Gallagher Re’s report suggests that to an extent capital remains constrained for cyber cover, but Braney says she thinks there are signs of improvement:
“We have done a huge amount of work to capacity hunt; it tends to take we find sometimes three years to bring new capacity to market and I think it’s an education and knowledge-sharing piece. As humans we fear the unknown, and people think that cyber is scary and they just don’t want to think about it. It holds people back. But the big capacity providers that are in the market, they have done a huge amount of research into this class of business and into the risk. They really have a plan to deal with it, and right at the top level of these companies cyber is understood and recognised as an opportunity as well as a threat. And I think that, unless you are approaching it in that way, that’s it’s quite challenging to suddenly overnight be alright with cyber.”
Surely underwriters are understandably wary because of a lack of data and the fact it’s such a fast-moving environment, though? Braney is not sure so sure.
“I don’t think it’s a lack of data, I think it’s more an issue of how you are harnessing the data,” she says. “That’s a universal issue outside of cyber as well. There are so many data points but can you actually get them into your system and into a format that you understand and actually use?” There are also new tools and new technologies such as outside scanning that can be used to get data, she adds, “which is obviously going to help understanding, so I wouldn’t necessarily say that the market is lacking data”.
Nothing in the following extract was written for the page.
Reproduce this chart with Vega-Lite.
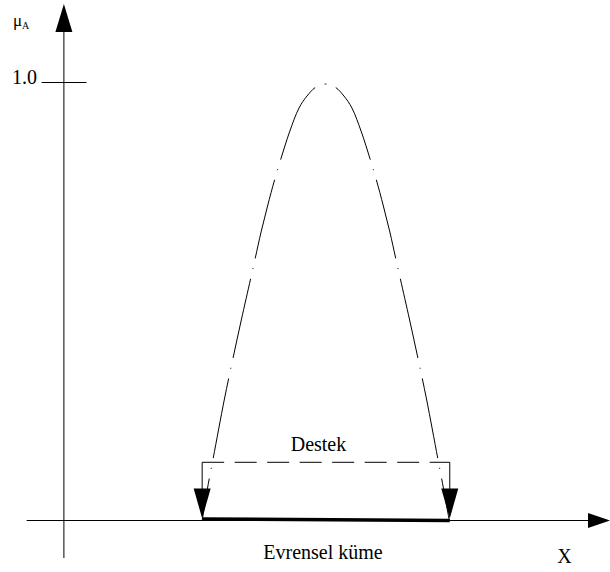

“It’s also worth noting that it’s sometimes the failure of a person, not a system. Recently there have been instances, for example, where you have a phishing campaign and you have an IT department giving you access because you asked very nicely. So you have all the procedures and processes in place – you’ve got your firewalls, you’ve got everything- but it’s just a person giving access to another person. We don’t want to overly blame people here, but at the end of the day, despite everything you do perfectly, accidents can still happen, and that’s where the insurance comes in.”
Braney adds that the scale and sophistication of cyber-attacks shouldn’t necessarily make underwriters wary of writing certain risks:
“There’s a give and take, a bit of back and forth: there’s an attack and then you learn from the attack. And it’s never just a one-sided thing. I think a lot of the outside scanning allows you to look at risks in the same way that an attacker would. So we’re using the same tools. And I think that those who are going to be the most vulnerable to attacks are the ones who aren’t thinking about their exposures at all. Obviously, if you have someone trying to target a large corporate then you are going to have to have quite a high level of defence.”